Source excerpt —
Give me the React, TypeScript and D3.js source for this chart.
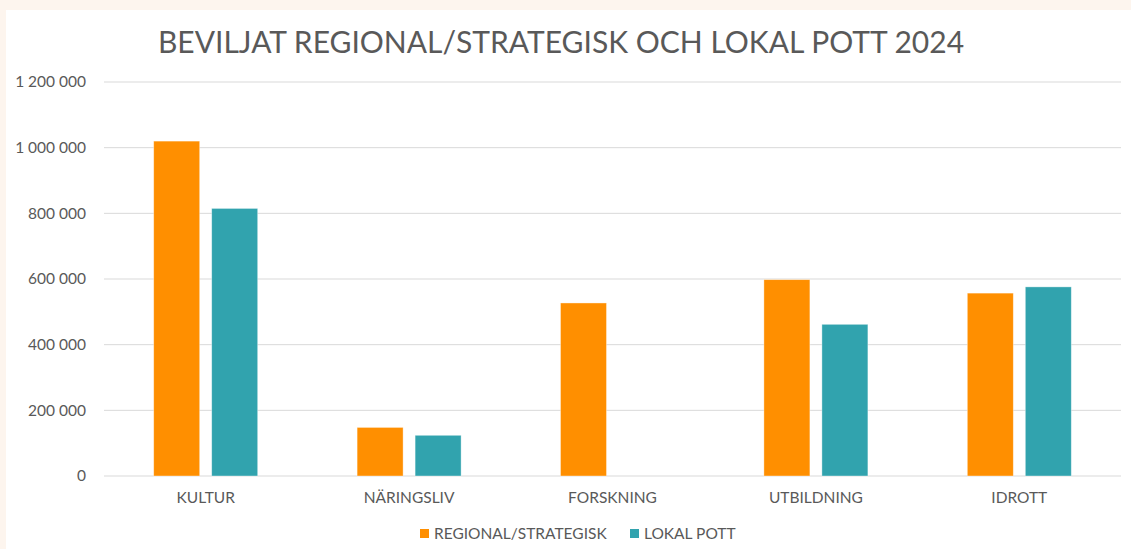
import React, { useEffect, useRef } from "react";
import * as d3 from "d3";

const categories = ["KULTUR", "NÄRINGSLIV", "FORSKNING", "UTBILDNING", "IDROTT"];
const seriesNames = ["REGIONAL/STRATEGISK", "LOKAL POTT"];
const regional = [1020000, 148000, 527000, 598000, 557000];
const lokal = [815000, 124000, 0, 462000, 576000];
const yTicks = [0, 200000, 400000, 600000, 800000, 1000000, 1200000];
const colors = ["#FF8F00", "#31A3AE"];
const title = "BEVILJAT REGIONAL/STRATEGISK OCH LOKAL POTT 2024";

const W = 1131;
const H = 549;

export default function App() {
  const ref = useRef<SVGSVGElement>(null);
  useEffect(() => {
    const svg = d3.select(ref.current);
    svg.selectAll("*").remove();
    const font = "Lato, 'Open Sans', sans-serif";
    const textColor = "#595959";
    const fs = 15.5;

    svg.append("rect").attr("width", W).attr("height", H).attr("fill", "#FDF5EE");
    svg.append("rect").attr("x", 6).attr("y", 10).attr("width", W - 6).attr("height", H - 10).attr("fill", "#ffffff");

    const left = 104, right = 1121, top = 82, bottom = 476;
    const y = d3.scaleLinear().domain([0, 1200000]).range([bottom, top]);
    const pad = 1 - 104 / ((right - left) / categories.length);
    const x0 = d3.scaleBand<string>().domain(categories).range([left, right]).paddingInner(pad).paddingOuter(pad / 2);
    const x1 = d3.scaleBand<string>().domain(seriesNames).range([0, x0.bandwidth()]).paddingInner(0.207).paddingOuter(0);

    const fmt = (v: number) => d3.format(",")(v).replace(/,/g, " ");

    // gridlines
    svg.append("g").selectAll("line").data(yTicks).join("line")
      .attr("x1", left).attr("x2", right)
      .attr("y1", d => y(d)).attr("y2", d => y(d))
      .attr("stroke", "#D9D9D9").attr("stroke-width", 1);

    // y labels
    svg.append("g").selectAll("text").data(yTicks).join("text")
      .attr("x", 86).attr("y", d => y(d)).attr("dy", "0.35em")
      .attr("text-anchor", "end").attr("font-family", font).attr("font-size", fs)
      .attr("fill", textColor).text(d => fmt(d));

    const seriesData = [regional, lokal];
    seriesNames.forEach((s, si) => {
      svg.append("g").selectAll("rect").data(categories).join("rect")
        .attr("x", c => (x0(c) as number) + (x1(s) as number))
        .attr("y", (c, i) => y(seriesData[si][i]))
        .attr("width", x1.bandwidth())
        .attr("height", (c, i) => bottom - y(seriesData[si][i]))
        .attr("fill", colors[si])
        .attr("stroke", "#ffffff").attr("stroke-opacity", 0.5).attr("stroke-width", 0.75)
        .style("display", (c, i) => seriesData[si][i] > 0 ? null : "none");
    });

    // category labels
    svg.append("g").selectAll("text").data(categories).join("text")
      .attr("x", c => (x0(c) as number) + x0.bandwidth() / 2).attr("y", 503)
      .attr("text-anchor", "middle").attr("font-family", font).attr("font-size", fs)
      .attr("fill", textColor).text(c => c);

    // title
    svg.append("text").attr("x", 561).attr("y", 53).attr("text-anchor", "middle")
      .attr("font-family", font).attr("font-size", 30).attr("fill", textColor).text(title);

    // legend
    const legendX = [420, 630];
    seriesNames.forEach((s, i) => {
      svg.append("rect").attr("x", legendX[i]).attr("y", 529).attr("width", 9).attr("height", 9).attr("fill", colors[i]);
      svg.append("text").attr("x", legendX[i] + 14).attr("y", 534).attr("dy", "0.35em")
        .attr("font-family", font).attr("font-size", fs).attr("fill", textColor).text(s);
    });
  }, []);
  return (
    <svg ref={ref} width={W} height={H} style={{ position: "absolute", left: 0, top: 0 }} />
  );
}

Task objective —
Only lines belong in the copy: transcribe those from the start of the data through the line that contains "const H = 549;", and skip the pictures.

Problem solution —
Give me the React, TypeScript and D3.js source for this chart.
import React, { useEffect, useRef } from "react";
import * as d3 from "d3";

const categories = ["KULTUR", "NÄRINGSLIV", "FORSKNING", "UTBILDNING", "IDROTT"];
const seriesNames = ["REGIONAL/STRATEGISK", "LOKAL POTT"];
const regional = [1020000, 148000, 527000, 598000, 557000];
const lokal = [815000, 124000, 0, 462000, 576000];
const yTicks = [0, 200000, 400000, 600000, 800000, 1000000, 1200000];
const colors = ["#FF8F00", "#31A3AE"];
const title = "BEVILJAT REGIONAL/STRATEGISK OCH LOKAL POTT 2024";

const W = 1131;
const H = 549;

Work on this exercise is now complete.